▶ _PROMPT_
Exactly and only the lines from the first entry through the line with "11.50, 11.81, 11.84]" should be copied, both ends included, with no pictures.

▶ _MATERIAL PROVIDED_
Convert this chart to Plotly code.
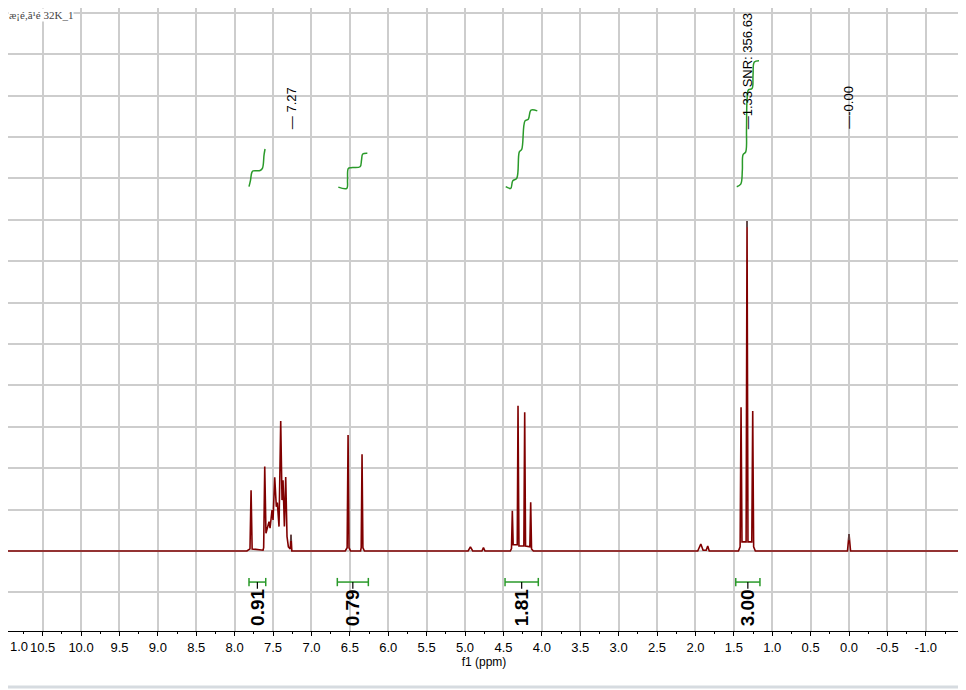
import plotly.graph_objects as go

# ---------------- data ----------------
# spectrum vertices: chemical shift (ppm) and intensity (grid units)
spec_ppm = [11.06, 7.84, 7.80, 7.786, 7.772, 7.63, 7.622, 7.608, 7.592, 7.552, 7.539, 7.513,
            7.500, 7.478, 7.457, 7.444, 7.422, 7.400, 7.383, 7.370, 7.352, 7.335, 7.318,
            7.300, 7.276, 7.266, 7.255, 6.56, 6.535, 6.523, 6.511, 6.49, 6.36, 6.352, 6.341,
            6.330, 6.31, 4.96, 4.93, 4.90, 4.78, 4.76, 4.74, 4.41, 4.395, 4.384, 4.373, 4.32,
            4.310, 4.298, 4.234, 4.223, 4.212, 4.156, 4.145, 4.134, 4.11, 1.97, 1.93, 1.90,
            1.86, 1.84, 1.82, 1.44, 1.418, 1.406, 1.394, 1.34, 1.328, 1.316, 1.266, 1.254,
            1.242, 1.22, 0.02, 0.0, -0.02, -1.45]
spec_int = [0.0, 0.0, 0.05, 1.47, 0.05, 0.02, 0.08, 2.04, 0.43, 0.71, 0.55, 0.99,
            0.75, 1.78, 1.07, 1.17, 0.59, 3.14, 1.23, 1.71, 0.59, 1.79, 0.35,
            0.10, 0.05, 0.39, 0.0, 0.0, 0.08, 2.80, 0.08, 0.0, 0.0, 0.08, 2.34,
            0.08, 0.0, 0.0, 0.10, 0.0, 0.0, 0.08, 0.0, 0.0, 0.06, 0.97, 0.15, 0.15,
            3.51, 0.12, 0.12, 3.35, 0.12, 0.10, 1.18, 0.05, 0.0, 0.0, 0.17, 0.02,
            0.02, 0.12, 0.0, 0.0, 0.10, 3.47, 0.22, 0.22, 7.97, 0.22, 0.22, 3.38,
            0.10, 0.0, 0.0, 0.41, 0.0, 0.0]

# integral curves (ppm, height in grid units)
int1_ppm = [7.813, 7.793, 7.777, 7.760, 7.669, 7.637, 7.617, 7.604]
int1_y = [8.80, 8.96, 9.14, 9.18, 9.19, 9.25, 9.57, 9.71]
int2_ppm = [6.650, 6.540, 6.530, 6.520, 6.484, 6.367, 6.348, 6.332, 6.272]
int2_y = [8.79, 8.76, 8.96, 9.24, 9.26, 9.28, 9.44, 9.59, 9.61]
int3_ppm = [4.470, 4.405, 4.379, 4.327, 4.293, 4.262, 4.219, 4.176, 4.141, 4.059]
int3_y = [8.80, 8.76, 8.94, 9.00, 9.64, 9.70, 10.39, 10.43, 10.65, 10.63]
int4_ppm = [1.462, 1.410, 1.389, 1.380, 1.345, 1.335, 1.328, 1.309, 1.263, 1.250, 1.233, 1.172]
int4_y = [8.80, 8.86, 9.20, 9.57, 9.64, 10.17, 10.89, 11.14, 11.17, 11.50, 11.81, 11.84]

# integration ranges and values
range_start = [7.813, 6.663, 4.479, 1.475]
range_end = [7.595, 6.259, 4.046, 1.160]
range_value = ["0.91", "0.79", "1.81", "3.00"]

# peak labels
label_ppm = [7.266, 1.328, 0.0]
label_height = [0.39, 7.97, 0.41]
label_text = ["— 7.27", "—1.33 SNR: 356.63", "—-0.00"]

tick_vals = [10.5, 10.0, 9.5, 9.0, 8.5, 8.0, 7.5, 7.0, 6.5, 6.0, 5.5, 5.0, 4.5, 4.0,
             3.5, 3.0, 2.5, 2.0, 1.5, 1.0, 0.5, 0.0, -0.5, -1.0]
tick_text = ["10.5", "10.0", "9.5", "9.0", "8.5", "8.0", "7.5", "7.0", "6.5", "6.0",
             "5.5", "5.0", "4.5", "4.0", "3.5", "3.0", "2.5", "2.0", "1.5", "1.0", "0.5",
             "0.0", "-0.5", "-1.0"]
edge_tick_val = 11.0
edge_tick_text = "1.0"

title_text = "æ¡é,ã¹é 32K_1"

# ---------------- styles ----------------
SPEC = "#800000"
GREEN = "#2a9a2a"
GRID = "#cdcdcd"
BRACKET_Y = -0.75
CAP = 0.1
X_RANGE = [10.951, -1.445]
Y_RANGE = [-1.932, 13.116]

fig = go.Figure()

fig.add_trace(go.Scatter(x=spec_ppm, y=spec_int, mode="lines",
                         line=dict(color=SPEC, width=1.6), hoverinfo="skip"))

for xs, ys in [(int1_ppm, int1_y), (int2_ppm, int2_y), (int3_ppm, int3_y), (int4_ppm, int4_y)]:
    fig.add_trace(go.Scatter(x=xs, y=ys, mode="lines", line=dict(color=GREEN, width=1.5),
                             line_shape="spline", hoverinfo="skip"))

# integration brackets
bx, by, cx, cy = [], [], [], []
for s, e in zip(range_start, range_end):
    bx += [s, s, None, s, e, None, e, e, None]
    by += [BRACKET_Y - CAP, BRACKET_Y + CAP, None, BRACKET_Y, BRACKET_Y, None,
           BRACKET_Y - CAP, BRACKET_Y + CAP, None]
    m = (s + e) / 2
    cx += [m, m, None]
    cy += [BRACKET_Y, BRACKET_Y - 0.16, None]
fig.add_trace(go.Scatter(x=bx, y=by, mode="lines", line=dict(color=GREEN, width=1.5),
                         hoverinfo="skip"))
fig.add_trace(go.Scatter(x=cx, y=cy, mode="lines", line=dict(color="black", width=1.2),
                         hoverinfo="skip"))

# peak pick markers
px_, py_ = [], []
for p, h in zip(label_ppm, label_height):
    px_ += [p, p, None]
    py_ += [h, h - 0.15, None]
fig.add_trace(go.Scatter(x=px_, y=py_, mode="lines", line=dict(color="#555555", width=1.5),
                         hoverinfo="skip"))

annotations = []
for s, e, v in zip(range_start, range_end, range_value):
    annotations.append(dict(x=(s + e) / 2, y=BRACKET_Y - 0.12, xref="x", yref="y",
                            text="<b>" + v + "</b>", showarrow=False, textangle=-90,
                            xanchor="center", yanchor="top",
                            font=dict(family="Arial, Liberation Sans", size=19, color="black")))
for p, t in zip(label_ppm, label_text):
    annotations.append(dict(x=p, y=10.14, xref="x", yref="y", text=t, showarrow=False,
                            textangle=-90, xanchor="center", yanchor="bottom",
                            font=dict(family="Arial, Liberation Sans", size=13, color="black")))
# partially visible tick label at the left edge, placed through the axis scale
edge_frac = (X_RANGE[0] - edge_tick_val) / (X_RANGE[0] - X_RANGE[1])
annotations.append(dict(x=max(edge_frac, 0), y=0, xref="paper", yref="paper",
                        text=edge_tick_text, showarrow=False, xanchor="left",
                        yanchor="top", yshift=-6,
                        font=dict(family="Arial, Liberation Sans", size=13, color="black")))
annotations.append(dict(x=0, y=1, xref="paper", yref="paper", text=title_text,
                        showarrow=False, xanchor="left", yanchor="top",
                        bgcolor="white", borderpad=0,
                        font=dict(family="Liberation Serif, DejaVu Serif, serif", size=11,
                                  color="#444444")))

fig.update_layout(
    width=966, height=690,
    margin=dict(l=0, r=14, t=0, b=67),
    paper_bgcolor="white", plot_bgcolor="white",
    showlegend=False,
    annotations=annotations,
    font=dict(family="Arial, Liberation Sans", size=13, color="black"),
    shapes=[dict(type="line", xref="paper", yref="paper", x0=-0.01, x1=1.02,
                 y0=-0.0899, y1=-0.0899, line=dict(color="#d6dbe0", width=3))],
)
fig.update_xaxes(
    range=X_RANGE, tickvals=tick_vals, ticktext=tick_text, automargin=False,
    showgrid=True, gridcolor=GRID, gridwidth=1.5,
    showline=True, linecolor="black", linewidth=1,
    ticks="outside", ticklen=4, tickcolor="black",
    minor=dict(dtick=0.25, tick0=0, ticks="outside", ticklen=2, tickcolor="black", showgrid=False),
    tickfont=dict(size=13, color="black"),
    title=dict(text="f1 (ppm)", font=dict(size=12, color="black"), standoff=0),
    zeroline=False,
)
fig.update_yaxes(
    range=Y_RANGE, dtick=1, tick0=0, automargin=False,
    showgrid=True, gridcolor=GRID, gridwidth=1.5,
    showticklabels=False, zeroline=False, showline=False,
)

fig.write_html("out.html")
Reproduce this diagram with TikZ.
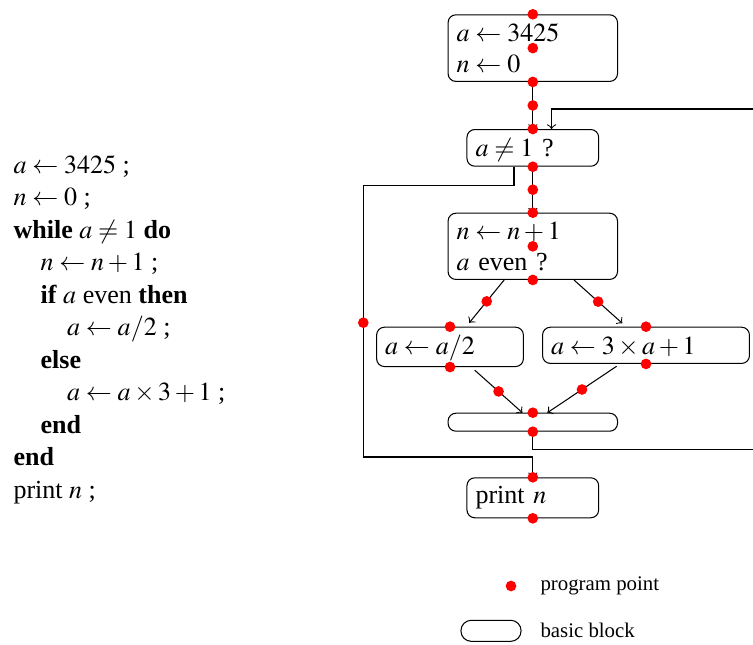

▶ _EXERCISE RESPONSE_
Convert this chart to Plotly code.
import plotly.graph_objects as go

# ---------------- data ----------------
# spectrum vertices: chemical shift (ppm) and intensity (grid units)
spec_ppm = [11.06, 7.84, 7.80, 7.786, 7.772, 7.63, 7.622, 7.608, 7.592, 7.552, 7.539, 7.513,
            7.500, 7.478, 7.457, 7.444, 7.422, 7.400, 7.383, 7.370, 7.352, 7.335, 7.318,
            7.300, 7.276, 7.266, 7.255, 6.56, 6.535, 6.523, 6.511, 6.49, 6.36, 6.352, 6.341,
            6.330, 6.31, 4.96, 4.93, 4.90, 4.78, 4.76, 4.74, 4.41, 4.395, 4.384, 4.373, 4.32,
            4.310, 4.298, 4.234, 4.223, 4.212, 4.156, 4.145, 4.134, 4.11, 1.97, 1.93, 1.90,
            1.86, 1.84, 1.82, 1.44, 1.418, 1.406, 1.394, 1.34, 1.328, 1.316, 1.266, 1.254,
            1.242, 1.22, 0.02, 0.0, -0.02, -1.45]
spec_int = [0.0, 0.0, 0.05, 1.47, 0.05, 0.02, 0.08, 2.04, 0.43, 0.71, 0.55, 0.99,
            0.75, 1.78, 1.07, 1.17, 0.59, 3.14, 1.23, 1.71, 0.59, 1.79, 0.35,
            0.10, 0.05, 0.39, 0.0, 0.0, 0.08, 2.80, 0.08, 0.0, 0.0, 0.08, 2.34,
            0.08, 0.0, 0.0, 0.10, 0.0, 0.0, 0.08, 0.0, 0.0, 0.06, 0.97, 0.15, 0.15,
            3.51, 0.12, 0.12, 3.35, 0.12, 0.10, 1.18, 0.05, 0.0, 0.0, 0.17, 0.02,
            0.02, 0.12, 0.0, 0.0, 0.10, 3.47, 0.22, 0.22, 7.97, 0.22, 0.22, 3.38,
            0.10, 0.0, 0.0, 0.41, 0.0, 0.0]

# integral curves (ppm, height in grid units)
int1_ppm = [7.813, 7.793, 7.777, 7.760, 7.669, 7.637, 7.617, 7.604]
int1_y = [8.80, 8.96, 9.14, 9.18, 9.19, 9.25, 9.57, 9.71]
int2_ppm = [6.650, 6.540, 6.530, 6.520, 6.484, 6.367, 6.348, 6.332, 6.272]
int2_y = [8.79, 8.76, 8.96, 9.24, 9.26, 9.28, 9.44, 9.59, 9.61]
int3_ppm = [4.470, 4.405, 4.379, 4.327, 4.293, 4.262, 4.219, 4.176, 4.141, 4.059]
int3_y = [8.80, 8.76, 8.94, 9.00, 9.64, 9.70, 10.39, 10.43, 10.65, 10.63]
int4_ppm = [1.462, 1.410, 1.389, 1.380, 1.345, 1.335, 1.328, 1.309, 1.263, 1.250, 1.233, 1.172]
int4_y = [8.80, 8.86, 9.20, 9.57, 9.64, 10.17, 10.89, 11.14, 11.17, 11.50, 11.81, 11.84]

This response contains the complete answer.